In the future, this standard will also create a culture of designing and producing all automotive systems and solutions (either it is on the hardware side or the software side) keeping cybersecurity at the forefront.

The structure of ISO 21434 is very wide, and it contains modules like continuous cybersecurity activities, risk assessment methodologies, Product design and development phases (concept phase, development phase, and post-development phase), and distributed cybersecurity activities.

Cybersecurity activities in the ISO21434 structure will cover all the aspects of cybersecurity concerning automotive solutions such as cyber security monitoring, event management, vulnerability analysis, and vulnerability management.

On the other hand, risk analysis which is one of the prime modules of this standard will cover asset identification, attack path analysis, threat scenario identification, risk determination, and treatment decision.

All these cybersecurity practices should be implemented while developing digital applications and connected systems for level 3 and level 4 of connected vehicles.
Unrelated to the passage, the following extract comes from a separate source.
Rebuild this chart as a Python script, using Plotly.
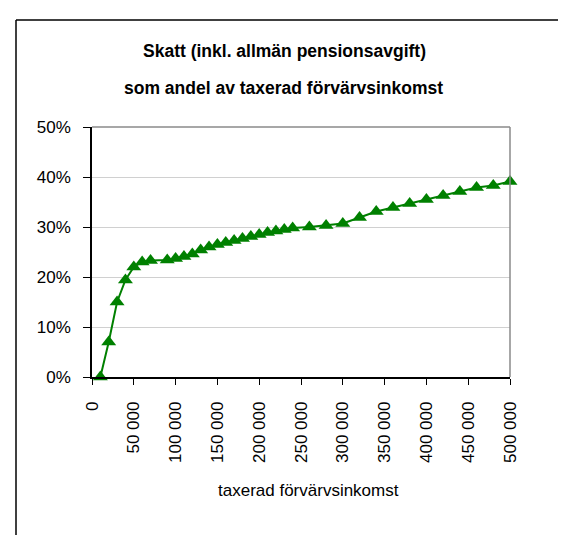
import plotly.graph_objects as go

# taxable income (kr) and tax share (%)
income = [10000, 20000, 30000, 40000, 50000, 60000, 70000, 90000, 100000,
          110000, 120000, 130000, 140000, 150000, 160000, 170000, 180000,
          190000, 200000, 210000, 220000, 230000, 240000, 260000, 280000,
          300000, 320000, 340000, 360000, 380000, 400000, 420000, 440000,
          460000, 480000, 500000]
tax_share = [0.0, 7.0, 15.0, 19.4, 22.0, 23.0, 23.3, 23.4, 23.7,
             24.1, 24.6, 25.4, 26.0, 26.5, 26.9, 27.3, 27.7,
             28.1, 28.5, 28.9, 29.2, 29.5, 29.8, 30.0, 30.3,
             30.7, 31.9, 33.1, 33.9, 34.7, 35.5, 36.3, 37.1,
             37.9, 38.3, 39.1]

x_tickvals = [0, 50000, 100000, 150000, 200000, 250000, 300000, 350000,
              400000, 450000, 500000]
x_ticktext = ["0", "50 000", "100 000", "150 000", "200 000", "250 000",
              "300 000", "350 000", "400 000", "450 000", "500 000"]
y_tickvals = [0, 10, 20, 30, 40, 50]
y_ticktext = ["0%", "10%", "20%", "30%", "40%", "50%"]

title_1 = "Skatt (inkl. allmän pensionsavgift)"
title_2 = "som andel av taxerad förvärvsinkomst"
x_title = "taxerad förvärvsinkomst"

FONT = "Liberation Sans, Arial, sans-serif"
GREEN = "rgb(0,128,0)"

# plot area in pixels: x 84..502, y 119..369
W, H = 566, 535
L, R, T, B = 84, 64, 119, 166
pw, ph = W - L - R, H - T - B


def px(x):
    return (x - L) / pw


def py(y):
    return (H - B - y) / ph


fig = go.Figure()

fig.add_trace(
    go.Scatter(
        x=income,
        y=tax_share,
        mode="lines+markers",
        line=dict(color=GREEN, width=2),
        marker=dict(symbol="triangle-up", size=13, color=GREEN),
        cliponaxis=False,
        showlegend=False,
    )
)

fig.update_layout(
    width=W,
    height=H,
    margin=dict(l=L, r=R, t=T, b=B),
    paper_bgcolor="white",
    plot_bgcolor="white",
    font=dict(family=FONT, size=17, color="black"),
    showlegend=False,
)

fig.update_xaxes(
    range=[0, 500000],
    tickvals=x_tickvals,
    ticktext=x_ticktext,
    tickangle=-90,
    ticks="outside",
    ticklen=6,
    tickcolor="black",
    ticklabelstandoff=10,
    showline=True,
    linecolor="black",
    linewidth=1.5,
    showgrid=False,
    zeroline=False,
    tickfont=dict(size=17),
)

fig.update_yaxes(
    range=[0, 50],
    tickvals=y_tickvals,
    ticktext=y_ticktext,
    ticks="outside",
    ticklen=7,
    tickcolor="black",
    ticklabelstandoff=9,
    showline=True,
    linecolor="black",
    linewidth=1.5,
    showgrid=True,
    gridcolor="#d0d0d0",
    gridwidth=1,
    zeroline=False,
    tickfont=dict(size=17),
)

# grey border on top and right of the plot area
fig.add_shape(type="line", xref="paper", yref="paper", x0=0, x1=1, y0=1, y1=1,
              line=dict(color="#8a8a8a", width=1.5))
fig.add_shape(type="line", xref="paper", yref="paper", x0=1, x1=1, y0=0, y1=1,
              line=dict(color="#8a8a8a", width=1.5))

# outer chart frame
fig.add_shape(type="line", xref="paper", yref="paper",
              x0=px(8), x1=px(8), y0=py(12), y1=py(H + 5),
              line=dict(color="black", width=1.5))
fig.add_shape(type="line", xref="paper", yref="paper",
              x0=px(8), x1=px(557), y0=py(12), y1=py(12),
              line=dict(color="black", width=1.5))
fig.add_shape(type="line", xref="paper", yref="paper",
              x0=px(557), x1=px(557), y0=py(12), y1=py(455),
              line=dict(color="black", width=1.5))

# titles
fig.add_annotation(text="<b>" + title_1 + "</b>", xref="paper", yref="paper",
                   x=px(276), y=py(43), xanchor="center", yanchor="middle",
                   showarrow=False, font=dict(family=FONT, size=17.5, color="black"))
fig.add_annotation(text="<b>" + title_2 + "</b>", xref="paper", yref="paper",
                   x=px(275), y=py(80), xanchor="center", yanchor="middle",
                   showarrow=False, font=dict(family=FONT, size=17.5, color="black"))
fig.add_annotation(text=x_title, xref="paper", yref="paper",
                   x=px(300), y=py(482), xanchor="center", yanchor="middle",
                   showarrow=False, font=dict(family=FONT, size=17, color="black"))

fig.write_html("out.html")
Even the programming languages to design supporting applications must include secure design and coding techniques and must include explicit syntax and semantic definitions.

Final Thoughts

So, Automotive Cybersecurity is a new concept, but it will create a huge impact on the systems and solutions which are being developed for new-age connected vehicles. Automotive solution providers must investigate the nitty-gritty of the new standard “ISO21434” and include them in their cyber-security plan.